On 10/5/21 7:50 AM, Christian Brauner wrote:> On Mon, Oct 04, 2021 at 02:21:24PM -0500, Mike Christie wrote:
>> The vhost layer has similar requirements as io_uring where its worker
>> threads need to access the userspace thread's memory, want to
inherit the
>> parents's cgroups and namespaces, and be checked against the
parent's
>> RLIMITs. Right now, the vhost layer uses the kthread API which has
>> kthread_use_mm for mem access, and those threads can use
>> cgroup_attach_task_all for v1 cgroups, but there are no helpers for the
>> other items.
>>
>> This adds a helper to clone a process so we can inherit everything we
>> want in one call. It's a more generic version of create_io_thread
which
>> will be used by the vhost layer and io_uring in later patches in this
set.
>>
>> Signed-off-by: Mike Christie <michael.christie at oracle.com>
>> Acked-by: Christian Brauner <christian.brauner at ubuntu.com>
>> ---
>> include/linux/sched/task.h | 6 ++++-
>> kernel/fork.c | 48 ++++++++++++++++++++++++++++++++++++++
>> 2 files changed, 53 insertions(+), 1 deletion(-)
>>
>> diff --git a/include/linux/sched/task.h b/include/linux/sched/task.h
>> index e165cc67fd3c..ba0499b6627c 100644
>> --- a/include/linux/sched/task.h
>> +++ b/include/linux/sched/task.h
>> @@ -87,7 +87,11 @@ extern void exit_files(struct task_struct *);
>> extern void exit_itimers(struct signal_struct *);
>>
>> extern pid_t kernel_clone(struct kernel_clone_args *kargs);
>> -struct task_struct *create_io_thread(int (*fn)(void *), void *arg, int
node);
>> +struct task_struct *create_io_thread(int (*fn)(void *i), void *arg,
int node);
>> +struct task_struct *kernel_worker(int (*fn)(void *), void *arg, int
node,
>> + unsigned long clone_flags, u32 worker_flags);
>> +__printf(2, 3)
>> +void kernel_worker_start(struct task_struct *tsk, const char
namefmt[], ...);
>> struct task_struct *fork_idle(int);
>> struct mm_struct *copy_init_mm(void);
>> extern pid_t kernel_thread(int (*fn)(void *), void *arg, unsigned long
flags);
>> diff --git a/kernel/fork.c b/kernel/fork.c
>> index 98264cf1d6a6..3f3fcabffa5f 100644
>> --- a/kernel/fork.c
>> +++ b/kernel/fork.c
>> @@ -2540,6 +2540,54 @@ struct task_struct *create_io_thread(int
(*fn)(void *), void *arg, int node)
>> return copy_process(NULL, 0, node, &args);
>> }
>>
>> +/**
>> + * kernel_worker - create a copy of a process to be used by the kernel
>> + * @fn: thread stack
>> + * @arg: data to be passed to fn
>> + * @node: numa node to allocate task from
>> + * @clone_flags: CLONE flags
>> + * @worker_flags: KERN_WORKER flags
>> + *
>> + * This returns a created task, or an error pointer.

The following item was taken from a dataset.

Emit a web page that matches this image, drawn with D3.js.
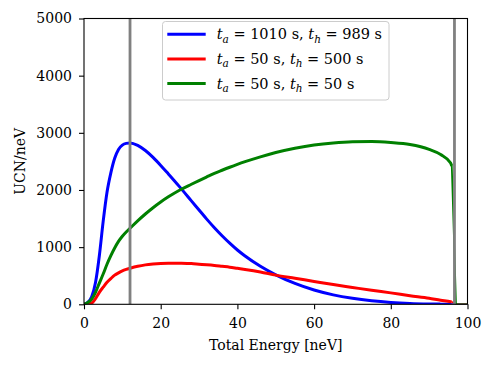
<!DOCTYPE html>
<html>
<head>
<meta charset="utf-8">
<script src="https://cdn.jsdelivr.net/npm/d3@7"></script>
<style>
  body { margin: 0; background: #fff; }
  svg { font-family: "DejaVu Serif", serif; }
</style>
</head>
<body>
<div id="chart"></div>
<script>
"use strict";

// energy grid [neV] shared by the three spectra
var energy = [0, 1, 2, 3, 4, 5, 6, 7, 8, 9,
              10, 11, 12, 14, 16, 18, 20, 22, 25, 28,
              30, 32, 34, 36, 38, 40, 42, 46, 50, 55,
              60, 65, 70, 75, 80, 85, 90, 93, 95.6, 95.9,
              96.5, 97, 100];

// t_a = 1010 s, t_h = 989 s
var ucnLong = [0, 35, 130, 380, 850, 1450, 1960, 2300, 2555, 2710,
               2785, 2815, 2822, 2780, 2690, 2570, 2430, 2280, 2050, 1810,
               1650, 1490, 1340, 1200, 1070, 950, 845, 665, 515, 365,
               250, 165, 105, 62, 33, 15, 6, 3, 1, 1,
               0, 0, 0];

// t_a = 50 s, t_h = 500 s
var ucnMid = [0, 0, 20, 100, 210, 300, 385, 450, 510, 550,
              585, 610, 630, 665, 690, 705, 715, 720, 718, 712,
              702, 692, 680, 665, 650, 630, 610, 565, 510, 455,
              400, 345, 295, 245, 200, 150, 105, 70, 45, 40,
              30, 0, 0];

// t_a = 50 s, t_h = 50 s
var ucnShort = [0, 30, 90, 210, 370, 530, 700, 850, 985, 1100,
                1190, 1265, 1330, 1460, 1580, 1690, 1790, 1880, 2000, 2100,
                2165, 2228, 2290, 2345, 2398, 2448, 2495, 2580, 2655, 2730,
                2787, 2823, 2843, 2847, 2830, 2795, 2710, 2620, 2470, 2420,
                1100, 0, 0];

var seriesNames = [["1010", "989"], ["50", "500"], ["50", "50"]];
var seriesColors = ["#0000ff", "#ff0000", "#008000"];
var cutEnergies = [12, 96.6];
var xTicks = [0, 20, 40, 60, 80, 100];
var yTicks = [0, 1000, 2000, 3000, 4000, 5000];

var margin = { top: 18.5, right: 26.5, bottom: 63.7, left: 84 },
    fullW = 494, fullH = 368,
    width = fullW - margin.left - margin.right,
    height = fullH - margin.top - margin.bottom;

var svg = d3.select("#chart").append("svg")
  .attr("width", fullW)
  .attr("height", fullH)
  .append("g")
  .attr("transform", "translate(" + margin.left + "," + margin.top + ")");

var x = d3.scaleLinear().domain([0, 100]).range([0, width]);
var y = d3.scaleLinear().domain([0, 5000]).range([height, 0]);

var allSeries = [ucnLong, ucnMid, ucnShort];

var line = d3.line()
  .x(function (d) { return x(d[0]); })
  .y(function (d) { return y(d[1]); })
  .curve(d3.curveMonotoneX);

svg.append("defs").append("clipPath").attr("id", "clip")
  .append("rect").attr("width", width).attr("height", height);

var plot = svg.append("g").attr("clip-path", "url(#clip)");

// the steep cutoff at the end of the spectra is drawn thinner, as in the source plot
var cutIdx = energy.indexOf(95.9);

allSeries.forEach(function (vals, i) {
  var pts = energy.map(function (e, k) { return [e, vals[k]]; });
  plot.append("path")
    .datum(pts.slice(0, cutIdx + 1))
    .attr("d", line)
    .attr("fill", "none")
    .attr("stroke", seriesColors[i])
    .attr("stroke-width", 3)
    .attr("stroke-linejoin", "round");
  plot.append("path")
    .datum(pts.slice(cutIdx))
    .attr("d", d3.line().x(function (d) { return x(d[0]); }).y(function (d) { return y(d[1]); }))
    .attr("fill", "none")
    .attr("stroke", seriesColors[i])
    .attr("stroke-width", 1.8);
});

// vertical markers
plot.selectAll(".cut")
  .data(cutEnergies)
  .enter().append("line")
  .attr("x1", function (d) { return x(d); })
  .attr("x2", function (d) { return x(d); })
  .attr("y1", 0)
  .attr("y2", height)
  .attr("stroke", "#808080")
  .attr("stroke-width", 2.8);

// axes
var xAxis = svg.append("g")
  .attr("transform", "translate(0," + height + ")")
  .call(d3.axisBottom(x).tickValues(xTicks).tickFormat(d3.format("d"))
    .tickSize(5).tickPadding(8.5).tickSizeOuter(0));
var yAxis = svg.append("g")
  .call(d3.axisLeft(y).tickValues(yTicks).tickFormat(d3.format("d"))
    .tickSize(5).tickPadding(7).tickSizeOuter(0));

[xAxis, yAxis].forEach(function (ax) {
  ax.attr("font-family", "DejaVu Serif").attr("font-size", 14);
  ax.selectAll("text").attr("font-size", 14).attr("fill", "#000")
    .style("font-family", "'DejaVu Serif', serif");
  ax.selectAll("line").attr("stroke", "#000").attr("stroke-width", 1.1);
  ax.select(".domain").remove();
});

svg.append("rect")
  .attr("width", width).attr("height", height)
  .attr("fill", "none").attr("stroke", "#000").attr("stroke-width", 1.1);

svg.append("text")
  .attr("x", width / 2).attr("y", 350 - margin.top)
  .attr("text-anchor", "middle")
  .attr("font-size", 14)
  .text("Total Energy [neV]");

svg.append("text")
  .attr("transform", "translate(" + (25 - margin.left) + "," + (height / 2) + ") rotate(-90)")
  .attr("text-anchor", "middle")
  .attr("font-size", 14)
  .text("UCN/neV");

// legend
var legend = svg.append("g").attr("transform", "translate(" + (162.5 - margin.left) + "," + (21.5 - margin.top) + ")");
legend.append("rect")
  .attr("width", 226.5).attr("height", 78.5)
  .attr("rx", 3)
  .attr("fill", "#fff").attr("fill-opacity", 0.8)
  .attr("stroke", "#ccc").attr("stroke-width", 1);

seriesNames.forEach(function (nm, i) {
  var cy = 12.8 + i * 24.6;
  legend.append("line")
    .attr("x1", 4.8).attr("x2", 43.2)
    .attr("y1", cy).attr("y2", cy)
    .attr("stroke", seriesColors[i]).attr("stroke-width", 3);
  var t = legend.append("text")
    .attr("x", 54.2).attr("y", cy + 5)
    .attr("font-size", 14.5);
  t.append("tspan").attr("font-style", "italic").text("t");
  t.append("tspan").attr("font-style", "italic").attr("font-size", 10.5).attr("dy", 3.5).text("a");
  t.append("tspan").attr("dy", -3.5).text(" = " + nm[0] + " s, ");
  t.append("tspan").attr("font-style", "italic").text("t");
  t.append("tspan").attr("font-style", "italic").attr("font-size", 10.5).attr("dy", 3.5).text("h");
  t.append("tspan").attr("dy", -3.5).text(" = " + nm[1] + " s");
});
</script>
</body>
</html>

The returned task
is
>> + * inactive, and the caller must fire it up through
kernel_worker_start(). If
>> + * this is an PF_IO_WORKER all singals but KILL and STOP are blocked.
>> + */
>> +struct task_struct *kernel_worker(int (*fn)(void *), void *arg, int
node,
>> + unsigned long clone_flags, u32 worker_flags)
>> +{
>> + struct kernel_clone_args args = {
>> + .flags = ((lower_32_bits(clone_flags) | CLONE_VM |
>> + CLONE_UNTRACED) & ~CSIGNAL),
>> + .exit_signal = (lower_32_bits(clone_flags) & CSIGNAL),
>> + .stack = (unsigned long)fn,
>> + .stack_size = (unsigned long)arg,
>> + .worker_flags = KERN_WORKER_USER | worker_flags,
>> + };
>> +
>> + return copy_process(NULL, 0, node, &args);
>> +}
>> +EXPORT_SYMBOL_GPL(kernel_worker);
>> +
>> +/**
>> + * kernel_worker_start - Start a task created with kernel_worker
>> + * @tsk: task to wake up
>> + * @namefmt: printf-style format string for the thread name
>> + * @arg: arguments for @namefmt
>> + */
>> +void kernel_worker_start(struct task_struct *tsk, const char
namefmt[], ...)
>> +{
>> + char name[TASK_COMM_LEN];
>> + va_list args;
>
> You could think about reporting an error from this function if
> KERN_WORK_USER isn't set or only call the below when KERN_WORK_USER is
> set. Both options are fine.
>
I'm not sure how to handle this comment, because I might have misread
an older comment or made it up in my head.
KERN_WORK_USER is only set on the kernel_clone_args, so at this point we
don't have that struct available anymore.
I didn't add a new PF_KTHREAD_WORK_USER flag to sched.h, because I thought
I had got a review comment to not add another PF flag for this. However, I
can't seem to find that comment now so I'm not sure if maybe I misread a
comment or made it up.
If it's ok I could add a PF_KTHREAD_WORK_USER, then do a:
WARN_ON(!(tsk->flags & PF_KTHREAD_WORK_USER)
so future developers get loud feedback they are doing the
wrong thing right away.